Two lines on a pregnancy test :D Just like 3-4 days after very serious talk with my fiancee that we both don't want to have kids to make sure we are on the same page... Our daughter had a different opinion and she decided for us ;)
I was Young and dumb. Now I understand why my mom told me to make sure my wife uses birth control
I wish I could say it wasn't a conscious choice, but after a couple of years of observing both the joy and chaos caused by the progeny of our friends, the wife and I decided that perhaps we should give the masochism tango a try.
This might sound stupid but when 911 happened it really brought home the fact of our mortality and how we really have no control over it. We wanted kids, we were engaged and we just decided not to put it off. Now we have a family if 8 and I love every second of the chaos
I got pregnant after 6 years of marriage with no contraception. We only needed one heir to the throne. We love her to pieces
I watched my friends and people I knew have children and found myself jealous. I knew I didn’t want to be a single parent so I waited until I found someone I could commit to and who seemed like he’d be a good father. We have two more and we are thinking of a third. I feel like I’m decent at writing but when I try to put into words how much I love these little guys and what they mean to me, I find there aren’t words that are adequate.
It was time, we sat together and talked, I really wanted kids, she was less certain but mainly because she is way smarter than me and can't help but see all the challenges to come. We agreed that we loved each other but had space to give love to someone new that was part of us both. It took us a long time to conceive and we checked in with each other along the way that we were both still up for this. I think it just felt right for us, we were happy, not trying to fix anything and ready to be parents. Then our first child arrived, he didn't sleep through the night for 5 years, he is fun and interesting and full of curiosity, at 10 now fortnight is life and he will spend hours telling me about it. Our second child was born around the time the first one started sleeping though, he is an agent of chaos, another non sleeper who will enter a room destroy it and then come over for a cuddle. Honestly it's the best.
Now I am way to young to have kids, but I plan to, on the basis that I look back at young photos of me ALL THE TIME, like me when I was 3/4/5 primarily (most of them) such as the one in my pfp, and not being self centered but I was the cutest kid ever xD and I just have always wanted a little one of my own to take care of and drive to school in the back of my fast car and yeah :)
none yet (still a minor) but i want to put some good in the world, even if its only a little.
A few reasons. My own mortality (after mum’s death at 58i was 29.), my mother in law would make the most awesome grandma. And that maybe I was missing “the point.”
We decided to try, and 2 days after I found out he was deceitful.
6 weeks later I was sat peeing on a stick hoping to all heck I wasn’t because I would never cope as a single parent.
Negative.
Big sigh of relief. And now, 10 years later, I realise my reasons weren’t good enough.
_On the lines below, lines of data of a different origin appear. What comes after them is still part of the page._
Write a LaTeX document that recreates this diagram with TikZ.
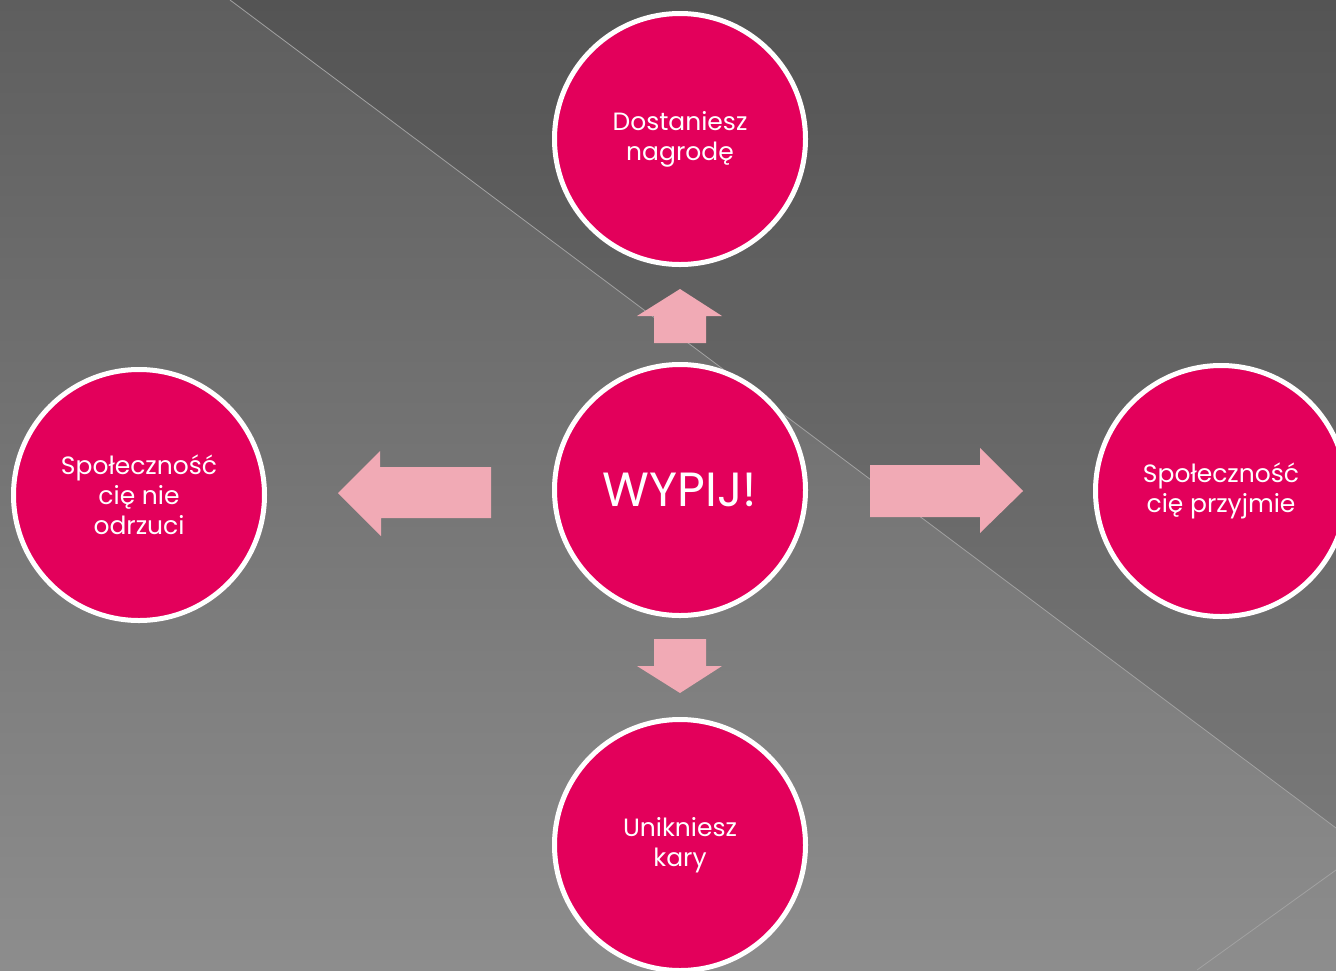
\documentclass[tikz,border=0pt]{standalone}
\usepackage{fontspec}
\setmainfont{Poppins}
\definecolor{fondoarriba}{HTML}{5E5E5E}
\definecolor{fondoabajo}{HTML}{8D8D8D}
\definecolor{rosa}{HTML}{E3005B}
\definecolor{flecha}{HTML}{F1AAB5}
\definecolor{raya}{HTML}{A2A2A2}
\tikzset{
  circulo/.style={circle, fill=rosa, draw=white, line width=5pt, minimum size=251pt,
    inner sep=0pt, text=white, align=center, font=\fontsize{25}{30}\selectfont},
}
\begin{document}
\begin{tikzpicture}[x=1pt, y=-1pt]
            \clip (0,0) rectangle (1336,970);
            % Fondo degradado
            \shade[top color=fondoarriba, bottom color=fondoabajo] (0,0) rectangle (1336,970);
            \fill[black, opacity=0.1] (230,0) -- (1336,828) -- (1336,0) -- cycle;
            \draw[raya, line width=0.8pt] (230,0) -- (1336,828);
            \draw[raya, line width=0.8pt] (1197,970) -- (1336,870);

            % Flechas
            \fill[flecha] (654,343) -- (654,316) -- (637,316) -- (680,289) -- (722,316) -- (706,316) -- (706,343) -- cycle;
            \fill[flecha] (654,639) -- (654,666) -- (637,666) -- (680,693) -- (722,666) -- (706,666) -- (706,639) -- cycle;
            \fill[flecha] (491,467) -- (380,467) -- (380,451) -- (338,493) -- (381,536) -- (381,518) -- (491,518) -- cycle;
            \fill[flecha] (870,465) -- (980,465) -- (980,448) -- (1023,491) -- (980,533) -- (980,517) -- (870,517) -- cycle;

            % Circulos
            \node[circulo] (centro) at (680,490) {\fontsize{48}{56}\selectfont WYPIJ!};
            \node[circulo] (arriba) at (680,139) {Dostaniesz\\nagrodę};
            \node[circulo] (abajo) at (680,845) {Unikniesz\\kary};
            \node[circulo] (izquierda) at (139,495) {Społeczność\\cię nie\\odrzuci};
            \node[circulo] (derecha) at (1221,491) {Społeczność\\cię przyjmie};
\end{tikzpicture}
\end{document}
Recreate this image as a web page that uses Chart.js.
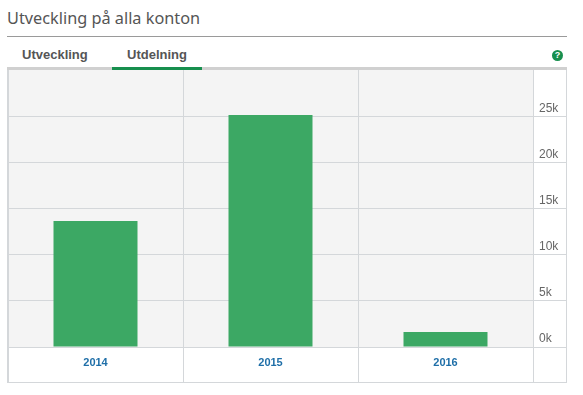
<!DOCTYPE html>
<html><head><meta charset="utf-8">
<style>
html,body{margin:0;padding:0;background:#fff;width:583px;height:395px;overflow:hidden}
#title{position:absolute;left:7px;top:7px;font:16.3px "Noto Sans",sans-serif;color:#555;white-space:nowrap}
#rule{position:absolute;left:7px;top:36px;width:560px;height:1px;background:#9a9a9a}
.tab{position:absolute;top:47px;font:bold 13px "Liberation Sans",Arial,sans-serif;color:#555}
#band{position:absolute;left:7px;top:67px;width:560px;height:3px;background:#d0d0d0}
#active{position:absolute;left:112px;top:67px;width:90px;height:3px;background:#178f4e}
#help{position:absolute;left:552px;top:50px;width:11px;height:11px;border-radius:50%;background:#178f4e;color:#fff;font:bold 9px/11px "Liberation Sans",Arial,sans-serif;text-align:center}
#wrap{position:absolute;left:7px;top:70px;width:560px;height:313px}
</style></head><body>
<div id="title">Utveckling på alla konton</div>
<div id="rule"></div>
<div class="tab" style="left:22px">Utveckling</div>
<div class="tab" style="left:127px">Utdelning</div>
<div id="band"></div><div id="active"></div>
<div id="help">?</div>
<div id="wrap"><canvas id="c" width="560" height="313"></canvas></div>
<script src="https://cdn.jsdelivr.net/npm/chart.js@4"></script>
<script>
const categories = ["2014", "2015", "2016"];
const dividends = [13700, 25200, 1630];
const tickValues = [0, 5000, 10000, 15000, 20000, 25000];
const axisMax = 30100;

const gridColor = "#d4d7da";
const plotBackground = {
  id: "plotBackground",
  beforeDraw(chart) {
    const { ctx, chartArea: a, width, height } = chart;
    ctx.save();
    ctx.fillStyle = "#f4f4f4";
    ctx.fillRect(a.left, a.top, a.right - a.left, a.bottom - a.top);
    ctx.fillStyle = gridColor;
    ctx.fillRect(width - 1, 0, 1, height);
    ctx.fillRect(0, height - 1, width, 1);
    ctx.fillRect(0, 0, 1, height);
    ctx.restore();
  }
};

new Chart(document.getElementById("c"), {
  type: "bar",
  data: {
    labels: categories,
    datasets: [{ data: dividends, backgroundColor: "#3ca864", borderWidth: 0,
      barPercentage: 0.48, categoryPercentage: 1 }]
  },
  plugins: [plotBackground],
  options: {
    responsive: false,
    animation: false,
    devicePixelRatio: 1,
    layout: { padding: { left: 1 } },
    plugins: { legend: { display: false }, tooltip: { enabled: false } },
    scales: {
      x: {
        border: { color: gridColor },
        grid: { color: gridColor, tickLength: 35, tickColor: gridColor, offset: true },
        ticks: { color: "#1f6fa8", font: { family: "Liberation Sans", size: 11, weight: "bold" },
          padding: -26, maxRotation: 0 },
        afterFit(s) { s.height = 36; }
      },
      y: {
        position: "right",
        min: 0, max: axisMax,
        afterBuildTicks(s) { s.ticks = tickValues.map(value => ({ value })); },
        border: { color: gridColor },
        grid: { color: gridColor, tickLength: 33, tickColor: gridColor },
        ticks: {
          color: "#666",
          font: { family: "Liberation Sans", size: 12, lineHeight: 16 / 12 },
          padding: -27,
          callback: v => [(v / 1000) + "k", ""]
        },
        afterFit(s) { s.width = 34; }
      }
    }
  }
});
</script>
</body></html>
My last 2 partners have been snipped and I have no regrets.
We were on the fence about it, and I hated the societal pressure. But then my cousin, who is like my older brother, have a child and gain a newfound sense of wonder. It was fascinating to watch and made my husband and I feel like it could be our next great adventure. We were older, finally confident in our abilities, established, secure. But we only had one. He gets our full devotion and our family feels so complete.
It's just what women did when I was first married. After one very much wanted adorable girl, I knew this was not for me. She was very well taken care and much loved. She's now 53 and we have always had a great relationship. But I'm so happy I stopped at one.
I never really wanted kids until the first weekend I spent with my current bf. I always thought that IF I were to get pregnant it had to be with someone I could imagine being with for at least 18 years because I'd hate to be a single mom. Then during the first weekend with my bf we talked long and late about what we wanted in life, which was pretty much the same, and we had simillar ideas about what we saw as important in terms of raising kids. We now have 3 daughters and it can be extremely tough but it is also just so rewarding to see what sort of people they are becoming. The only things that make me a bit "sad" about parenthood is that my family is so f***ing dysfunctional and that I was 38 years old when I learned that the reason life is so difficult is that I'm gifted and having traits of autism. If I had learned this earlier I am sure I would have had a better life and better able to help my kids with what may be giftedness as well.
We were on the fence about it, and I hated the societal pressure. But then my cousin, who is like my older brother, have a child and gain a newfound sense of wonder. It was fascinating to watch and made my husband and I feel like it could be our next great adventure. We were older, finally confident in our abilities, established, secure. But we only had one. He gets our full devotion and our family feels so complete.
It's just what women did when I was first married. After one very much wanted adorable girl, I knew this was not for me. She was very well taken care and much loved. She's now 53 and we have always had a great relationship. But I'm so happy I stopped at one.
I never really wanted kids until the first weekend I spent with my current bf. I always thought that IF I were to get pregnant it had to be with someone I could imagine being with for at least 18 years because I'd hate to be a single mom. Then during the first weekend with my bf we talked long and late about what we wanted in life, which was pretty much the same, and we had simillar ideas about what we saw as important in terms of raising kids. We now have 3 daughters and it can be extremely tough but it is also just so rewarding to see what sort of people they are becoming. The only things that make me a bit "sad" about parenthood is that my family is so f***ing dysfunctional and that I was 38 years old when I learned that the reason life is so difficult is that I'm gifted and having traits of autism. If I had learned this earlier I am sure I would have had a better life and better able to help my kids with what may be giftedness as well.